Task prompt: Exclude the pictures, then repeat the remaining data exactly.

Data rows:
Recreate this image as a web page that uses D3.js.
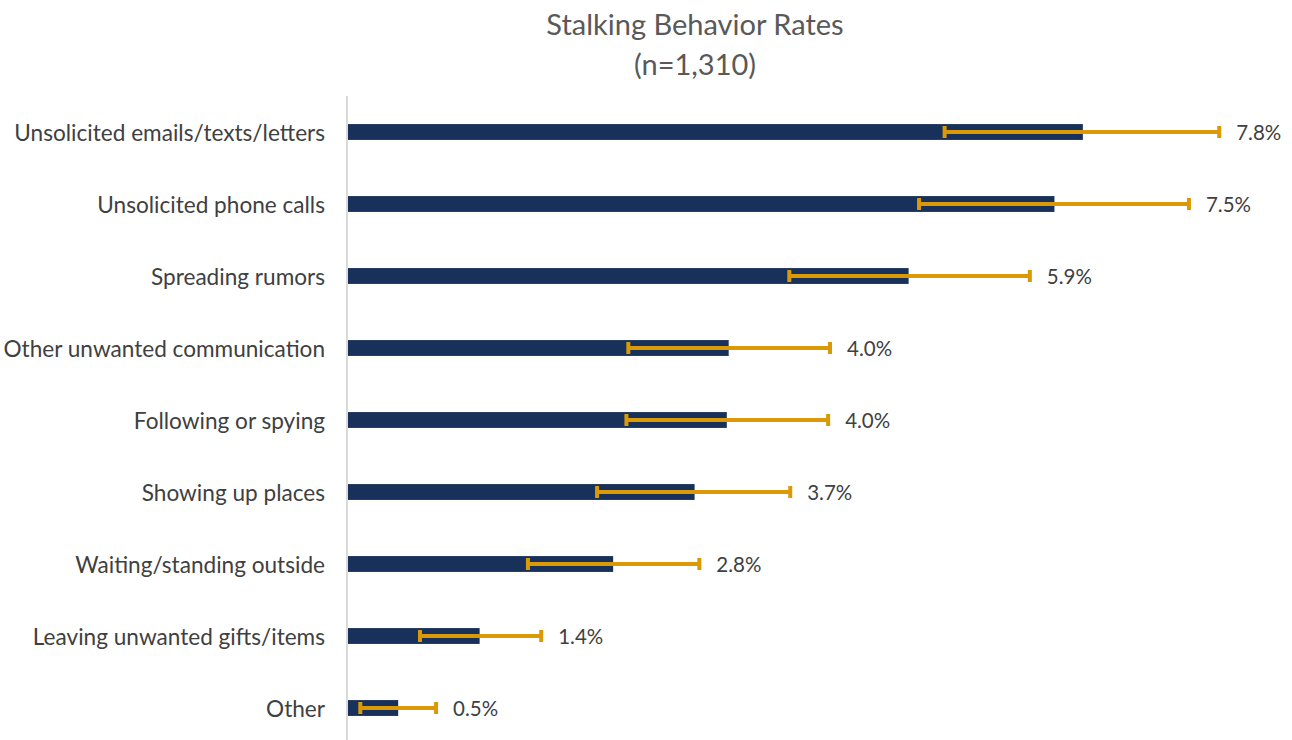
<!DOCTYPE html>
<html>
<head>
<meta charset="utf-8">
<script src="https://cdn.jsdelivr.net/npm/d3@7"></script>
<style>
  body { margin: 0; background: #fff; }
  svg text { font-family: Lato, "Open Sans", sans-serif; }
</style>
</head>
<body>
<div id="chart"></div>
<script>
const categories = [
  'Unsolicited emails/texts/letters',
  'Unsolicited phone calls',
  'Spreading rumors',
  'Other unwanted communication',
  'Following or spying',
  'Showing up places',
  'Waiting/standing outside',
  'Leaving unwanted gifts/items',
  'Other'
];
const rates = [7.76, 7.46, 5.92, 4.02, 4.0, 3.66, 2.8, 1.39, 0.53];
const lowerCI = [6.3, 6.03, 4.66, 2.96, 2.94, 2.63, 1.9, 0.76, 0.13];
const upperCI = [9.2, 8.88, 7.2, 5.09, 5.07, 4.67, 3.71, 2.04, 0.93];

const width = 1292;
const height = 740;
const barColor = '#17315a';
const errColor = '#db9a05';

const rows = categories.map((c, i) => ({
  name: c, value: rates[i], lo: lowerCI[i], hi: upperCI[i]
}));

const svg = d3.select('#chart')
  .append('svg')
  .attr('width', width)
  .attr('height', height);

const fx = d3.scaleLinear()
  .domain([0, 10])
  .range([348, 348 + 947]);

const fy = d3.scaleBand()
  .domain(categories)
  .range([96, 744])
  .paddingInner(0.78)
  .paddingOuter(0.39);

// title
svg.append('text')
  .attr('x', 695)
  .attr('y', 35)
  .attr('text-anchor', 'middle')
  .attr('font-size', 29)
  .attr('fill', '#595959')
  .text('Stalking Behavior Rates');

svg.append('text')
  .attr('x', 695)
  .attr('y', 75)
  .attr('text-anchor', 'middle')
  .attr('font-size', 29)
  .attr('fill', '#595959')
  .text('(n=1,310)');

// bars
svg.append('g')
  .selectAll('rect')
  .data(rows)
  .join('rect')
  .attr('x', fx(0))
  .attr('y', d => fy(d.name))
  .attr('width', d => fx(d.value) - fx(0))
  .attr('height', fy.bandwidth())
  .attr('fill', barColor);

// category axis
const yAxis = svg.append('g')
  .attr('transform', `translate(${fx(0) - 1},0)`)
  .call(d3.axisLeft(fy).tickSize(0).tickPadding(22));

yAxis.select('.domain')
  .attr('d', `M0,96V${height}`)
  .attr('stroke', '#d9d9d9')
  .attr('stroke-width', 2);

yAxis.selectAll('text')
  .attr('font-size', 22.6)
  .attr('dy', '0.4em')
  .attr('fill', '#404040');

// error bars
const err = svg.append('g')
  .selectAll('g')
  .data(rows)
  .join('g')
  .attr('transform', d => `translate(0,${fy(d.name) + fy.bandwidth() / 2})`);

err.append('line')
  .attr('x1', d => fx(d.lo))
  .attr('x2', d => fx(d.hi))
  .attr('stroke', errColor)
  .attr('stroke-width', 4);

err.selectAll('.cap')
  .data(d => [d.lo, d.hi])
  .join('line')
  .attr('class', 'cap')
  .attr('x1', d => fx(d))
  .attr('x2', d => fx(d))
  .attr('y1', -6)
  .attr('y2', 6)
  .attr('stroke', errColor)
  .attr('stroke-width', 4);

// value labels
err.append('text')
  .attr('x', d => fx(d.hi) + 17)
  .attr('dy', '0.4em')
  .attr('font-size', 20.5)
  .attr('fill', '#404040')
  .text(d => `${d.value.toFixed(1)}%`);
</script>
</body>
</html>
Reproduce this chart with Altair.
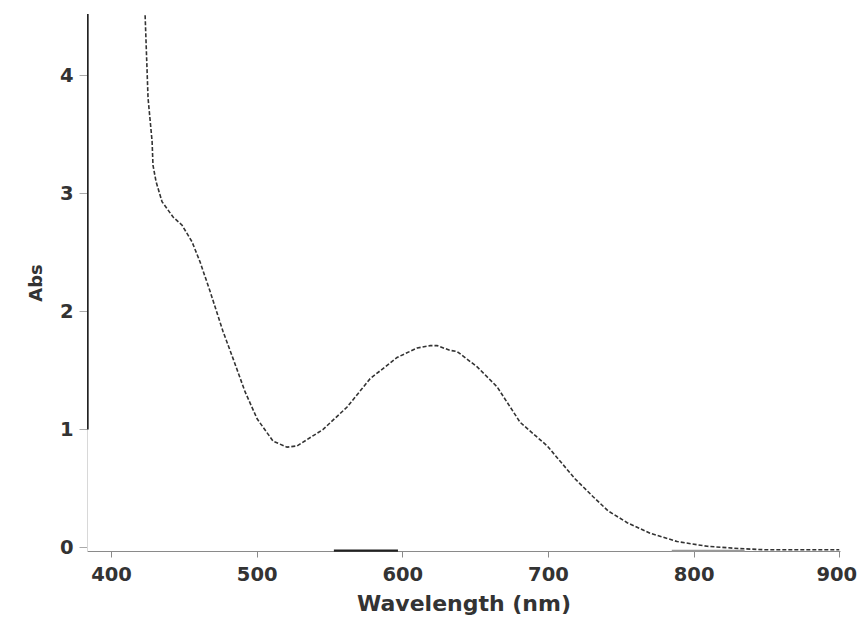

Correct response:
Recreate this image as a web page that uses D3.js.
<!DOCTYPE html>
<html>
<head>
<meta charset="utf-8">
<script src="https://cdn.jsdelivr.net/npm/d3@7"></script>
<style>
  body { margin: 0; background: #fff; }
  svg text { font-family: Lato, "Open Sans", sans-serif; }
</style>
</head>
<body>
<div id="chart"></div>
<script>
const categories = [
  'Unsolicited emails/texts/letters',
  'Unsolicited phone calls',
  'Spreading rumors',
  'Other unwanted communication',
  'Following or spying',
  'Showing up places',
  'Waiting/standing outside',
  'Leaving unwanted gifts/items',
  'Other'
];
const rates = [7.76, 7.46, 5.92, 4.02, 4.0, 3.66, 2.8, 1.39, 0.53];
const lowerCI = [6.3, 6.03, 4.66, 2.96, 2.94, 2.63, 1.9, 0.76, 0.13];
const upperCI = [9.2, 8.88, 7.2, 5.09, 5.07, 4.67, 3.71, 2.04, 0.93];

const width = 1292;
const height = 740;
const barColor = '#17315a';
const errColor = '#db9a05';

const rows = categories.map((c, i) => ({
  name: c, value: rates[i], lo: lowerCI[i], hi: upperCI[i]
}));

const svg = d3.select('#chart')
  .append('svg')
  .attr('width', width)
  .attr('height', height);

const fx = d3.scaleLinear()
  .domain([0, 10])
  .range([348, 348 + 947]);

const fy = d3.scaleBand()
  .domain(categories)
  .range([96, 744])
  .paddingInner(0.78)
  .paddingOuter(0.39);

// title
svg.append('text')
  .attr('x', 695)
  .attr('y', 35)
  .attr('text-anchor', 'middle')
  .attr('font-size', 29)
  .attr('fill', '#595959')
  .text('Stalking Behavior Rates');

svg.append('text')
  .attr('x', 695)
  .attr('y', 75)
  .attr('text-anchor', 'middle')
  .attr('font-size', 29)
  .attr('fill', '#595959')
  .text('(n=1,310)');

// bars
svg.append('g')
  .selectAll('rect')
  .data(rows)
  .join('rect')
  .attr('x', fx(0))
  .attr('y', d => fy(d.name))
  .attr('width', d => fx(d.value) - fx(0))
  .attr('height', fy.bandwidth())
  .attr('fill', barColor);

// category axis
const yAxis = svg.append('g')
  .attr('transform', `translate(${fx(0) - 1},0)`)
  .call(d3.axisLeft(fy).tickSize(0).tickPadding(22));

yAxis.select('.domain')
  .attr('d', `M0,96V${height}`)
  .attr('stroke', '#d9d9d9')
  .attr('stroke-width', 2);

yAxis.selectAll('text')
  .attr('font-size', 22.6)
  .attr('dy', '0.4em')
  .attr('fill', '#404040');

// error bars
const err = svg.append('g')
  .selectAll('g')
  .data(rows)
  .join('g')
  .attr('transform', d => `translate(0,${fy(d.name) + fy.bandwidth() / 2})`);

err.append('line')
  .attr('x1', d => fx(d.lo))
  .attr('x2', d => fx(d.hi))
  .attr('stroke', errColor)
  .attr('stroke-width', 4);

err.selectAll('.cap')
  .data(d => [d.lo, d.hi])
  .join('line')
  .attr('class', 'cap')
  .attr('x1', d => fx(d))
  .attr('x2', d => fx(d))
  .attr('y1', -6)
  .attr('y2', 6)
  .attr('stroke', errColor)
  .attr('stroke-width', 4);

// value labels
err.append('text')
  .attr('x', d => fx(d.hi) + 17)
  .attr('dy', '0.4em')
  .attr('font-size', 20.5)
  .attr('fill', '#404040')
  .text(d => `${d.value.toFixed(1)}%`);
</script>
</body>
</html>
Reproduce this chart with Altair.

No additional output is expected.